Notwithstanding these revelations, the Senate’s impeachment rules do not give the chief justice the power to make and issue subpoenas without the Senate’s approval. Rule V stipulates that the chief justice can only make and issue subpoenas “as authorized by those rules or by the Senate.” And Rule VI gives the Senate, not the chief justice, the “power to compel the attendance of witnesses” and “to enforce obedience to its orders.”

The House managers may indeed ask the chief justice to issue a subpoena. Rule XVI stipulates that the president’s counsel and House managers must address “all motions, objections, requests, or applications whether relating to the procedure of the Senate or relating immediately to the trial” to the chief justice. But, as noted, S. Res. 483 prohibits the parties from filing motions “permitted under the rules of impeachment” to “subpoena witnesses or documents” until after the Senate votes to decide whether or not such motions will be allowed.

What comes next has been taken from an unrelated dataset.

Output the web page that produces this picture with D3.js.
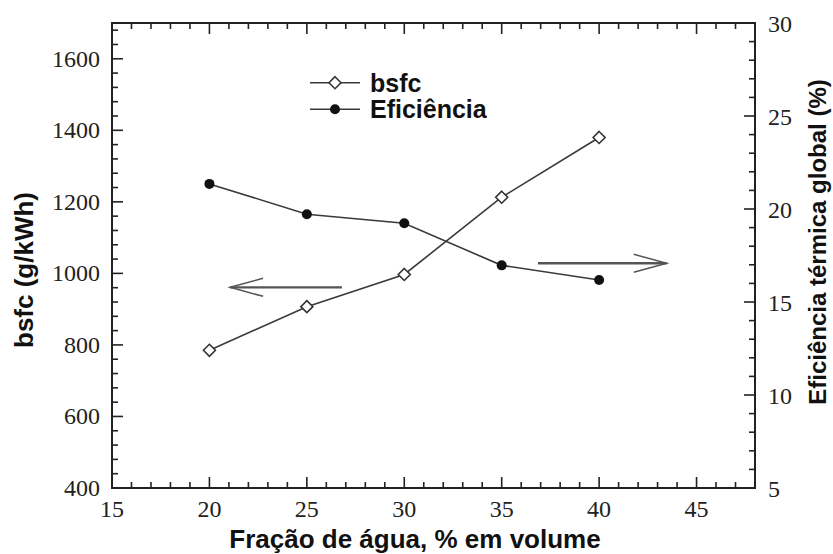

Katyal, Geltzer, and Edwards argue that the supplementary rules package cannot limit the chief justice’s power under Rule V to issue subpoenas. However, Article I, section 5, clause 2  of the Constitution stipulates, “Each House [of Congress] may determine the Rules of its Proceedings.” The Senate uses this authority to sanction its rules and precedents, which, by extension, means the limits on subpoenas in S. Res. 483 trump Rule V because they were last agreed to.

Finally, the authors’ claim that the Senate “despite outlining the rules for subpoenas, never made its subpoena rules governed by Rule VII” is not consistent with Rule XXIV. That rule states that “all orders and decisions may be acted upon without objection, or, if objection is heard, the orders and decisions shall be voted on without debate by yeas and nays, which shall be entered on the record, subject, however, to the operation of Rule VII.” Without debate means filibusters are not allowed. And if filibusters are not allowed, there is no required two-thirds vote to end debate before voting on the underlying question. All votes are simple-majority.

Regardless of the trial’s eventual outcome, calling on the chief justice to enforce the rules of the Senate by breaking the rules of the Senate only serves to undermine the legitimacy of those rules in the first place.

Moreover, it is reckless to suggest that the chief justice is “not merely the first, but also the last” word on what the Senate does. It implies that senators are ruled by someone whom they and their constituents cannot hold accountable.

That idea, far more than anything that has happened over the course of Trump’s impeachment trial, is detrimental to the future health of the republic.